In Spokeo, the plaintiff alleged violations of the Fair Credit Reporting Act whereby defendant Spokeo allegedly disseminated mistaken personal information about him. The Court found that while there may have been procedural violations of the statute, it was unclear whether the plaintiff suffered an “injury in fact” — requiring both “particularized” harm specific to him and a “concrete” injury that actually exists. Specifically, the Court found that while the lower court considered the particularized requirement, it failed to consider concreteness. At its core, the ruling considered whether bare, procedural violations of a statute alone “entail a degree of risk sufficient to meet the concreteness requirement” establishing an actual injury.

Applying the Spokeo Court’s reasoning, The Honorable Peter G. Sheridan held that the purpose of the TCPA was to prevent repeated, annoying, and harassing calls to consumers. The Court concluded that a single, unanswered voicemail did not satisfy this standard. The Court further held that in the absence of any annoyance or related harm to Plaintiff resulting from the single call, she did not suffer a “concrete” injury sufficient to satisfy the elements of an “injury in fact” foreclosing her standing to assert the claims. As a result, dismissal was warranted.

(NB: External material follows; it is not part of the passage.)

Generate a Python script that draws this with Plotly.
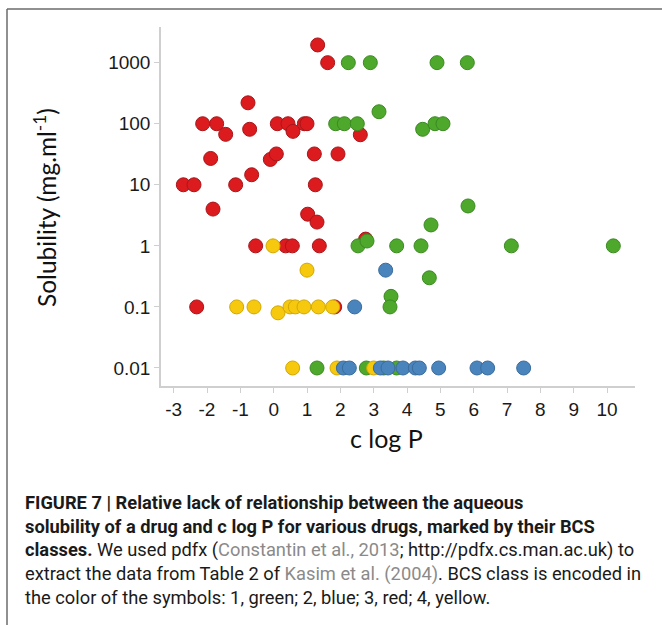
import plotly.graph_objects as go

# ---- data (c log P, solubility mg/ml) by BCS class ----
class3_red_x = [1.32, 1.62, -0.77, -2.13, -1.71, -1.44, -0.72, 0.11, 0.43, 0.58, 0.92, 1.0,
                1.22, 1.93, 2.6, -1.89, -0.1, 0.08, -2.71, -2.39, -1.14, -0.66, 1.25,
                -1.82, 1.02, 1.3, -0.54, 0.36, 0.56, 1.37, 2.76, -2.31, 1.83]
class3_red_y = [1950, 1000, 220, 100, 100, 67, 81, 100, 100, 75, 100, 100,
                32, 32, 66, 27, 26, 32, 10, 10, 10, 14.6, 10,
                4.0, 3.3, 2.45, 1, 1, 1, 1, 1.29, 0.1, 0.1]

class1_green_x = [2.24, 2.9, 4.9, 5.81, 1.86, 2.12, 2.51, 3.16, 4.47, 4.84, 5.08, 5.83,
                  4.72, 2.53, 2.8, 3.69, 4.42, 7.13, 10.19, 4.67, 3.52, 3.49,
                  1.3, 2.78, 3.3, 3.69]
class1_green_y = [1000, 1000, 1000, 1000, 100, 100, 100, 157, 81, 100, 100, 4.5,
                  2.2, 1, 1.2, 1, 1, 1, 1, 0.30, 0.149, 0.1,
                  0.01, 0.01, 0.01, 0.01]

class4_yellow_x = [-0.02, 1.0, -1.11, -0.59, 0.13, 0.49, 0.65, 0.91, 1.34, 1.77, 0.57, 1.9, 3.0]
class4_yellow_y = [1, 0.40, 0.1, 0.1, 0.08, 0.1, 0.1, 0.1, 0.1, 0.1, 0.01, 0.01, 0.01]

class2_blue_x = [3.36, 2.43, 2.09, 2.27, 3.2, 3.43, 3.88, 4.25, 4.37, 4.95, 6.1, 6.42, 7.5]
class2_blue_y = [0.40, 0.1, 0.01, 0.01, 0.01, 0.01, 0.01, 0.01, 0.01, 0.01, 0.01, 0.01, 0.01]

x_ticks = [-3, -2, -1, 0, 1, 2, 3, 4, 5, 6, 7, 8, 9, 10]
x_ticklabels = ["-3", "-2", "-1", "0", "1", "2", "3", "4", "5", "6", "7", "8", "9", "10"]
y_ticks = [0.01, 0.1, 1, 10, 100, 1000]
y_ticklabels = ["0.01", "0.1", "1", "10", "100", "1000"]

series = [
    (class3_red_x, class3_red_y, "#dc1b1f", "#a8161a", "BCS 3"),
    (class1_green_x, class1_green_y, "#4ea82b", "#3b8a22", "BCS 1"),
    (class4_yellow_x, class4_yellow_y, "#f6c90e", "#d2a800", "BCS 4"),
    (class2_blue_x, class2_blue_y, "#4a84bd", "#3a6c9c", "BCS 2"),
]

fig = go.Figure()
for xs, ys, col, lcol, name in series:
    fig.add_trace(go.Scatter(
        x=xs, y=ys, mode="markers", name=name,
        marker=dict(size=14, color=col, line=dict(color=lcol, width=1)),
        showlegend=False,
    ))

L, R, T, B = 161, 27, 27, 239
W, H = 662, 625
pw, ph = W - L - R, H - T - B

tickfont = dict(family="Liberation Sans, Arial, sans-serif", size=19, color="#1a1a1a")

fig.update_layout(
    width=W, height=H,
    margin=dict(l=L, r=R, t=T, b=B, pad=0),
    paper_bgcolor="white", plot_bgcolor="white",
    font=dict(family="Liberation Sans, Arial, sans-serif", color="#1a1a1a"),
)
fig.update_xaxes(
    range=[-3.38, 10.84], tickvals=x_ticks, ticktext=x_ticklabels,
    showgrid=False, zeroline=False,
    showline=True, linecolor="#cfcfcf", linewidth=1.5,
    ticks="outside", ticklen=5, tickcolor="#cfcfcf",
    tickfont=tickfont,
)
fig.update_yaxes(
    type="log", range=[-2.295, 3.584], tickvals=y_ticks, ticktext=y_ticklabels,
    showgrid=False, zeroline=False,
    showline=True, linecolor="#cfcfcf", linewidth=1.5,
    ticks="outside", ticklen=5, tickcolor="#cfcfcf",
    tickfont=tickfont,
)

def px2paper_x(px):
    return (px - L) / pw

def px2paper_y(py):
    return (H - B - py) / ph

# axis titles
fig.add_annotation(text="Solubility (mg.ml<sup>-1</sup>)", textangle=-90,
                   x=px2paper_x(45), y=px2paper_y(208), xref="paper", yref="paper",
                   showarrow=False, xanchor="center", yanchor="middle",
                   font=dict(family="Lato, Open Sans, sans-serif", size=24.5, color="#111"))
fig.add_annotation(text="c log P",
                   x=px2paper_x(386), y=px2paper_y(438), xref="paper", yref="paper",
                   showarrow=False, xanchor="center", yanchor="middle",
                   font=dict(family="Lato, Open Sans, sans-serif", size=25, color="#111"))

# frame lines
fig.add_shape(type="line", xref="paper", yref="paper",
              x0=px2paper_x(7), x1=px2paper_x(662), y0=px2paper_y(9), y1=px2paper_y(9),
              line=dict(color="#6b6b6b", width=1.5))
fig.add_shape(type="line", xref="paper", yref="paper",
              x0=px2paper_x(7), x1=px2paper_x(7), y0=px2paper_y(9), y1=px2paper_y(625),
              line=dict(color="#6b6b6b", width=1.5))

grey = "#8a8a8a"
caption_lines = [
    "<b>FIGURE 7 | Relative lack of relationship between the aqueous</b>",
    "<b>solubility of a drug and c log P for various drugs, marked by their BCS</b>",
    "<b>classes.</b> We used pdfx (<span style='color:%s'>Constantin et al., 2013</span>; http://pdfx.cs.man.ac.uk) to" % grey,
    "extract the data from Table 2 of <span style='color:%s'>Kasim et al. (2004)</span>. BCS class is encoded in" % grey,
    "the color of the symbols: 1, green; 2, blue; 3, red; 4, yellow.",
]
line_y = [502, 526, 550, 574, 597]
for txt, yy in zip(caption_lines, line_y):
    fig.add_annotation(text=txt, x=px2paper_x(23), y=px2paper_y(yy),
                       xref="paper", yref="paper", showarrow=False,
                       xanchor="left", yanchor="middle", align="left",
                       font=dict(family="Roboto, Arial, sans-serif",
                                 size=18.3, color="#1a1a1a"))

fig.write_html("out.html")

Plaintiffs class action attorneys file TCPA complaints because the statute provides for damages of $500 per call ($1,500 for willful violations) plus attorneys’ fees and costs. Since the TCPA was amended, effective October 16, 2013, making it more onerous for businesses, class action litigation based on the statute increased more than 1000% nationwide.

ANSELL GRIMM & AARON, PC is aware that many of our clients rely on various forms of communication to connect with consumers toward generating business. Services providing auto-dialed, “robo-calls” can contact thousands of consumers in a single day. However, the risks of dong so are manifold as it is critical that business carefully adhere to the provisions of the TCPA to avoid exposure to significant statutory liability. Oftentimes, this simply may be achieved by including particular contractual language.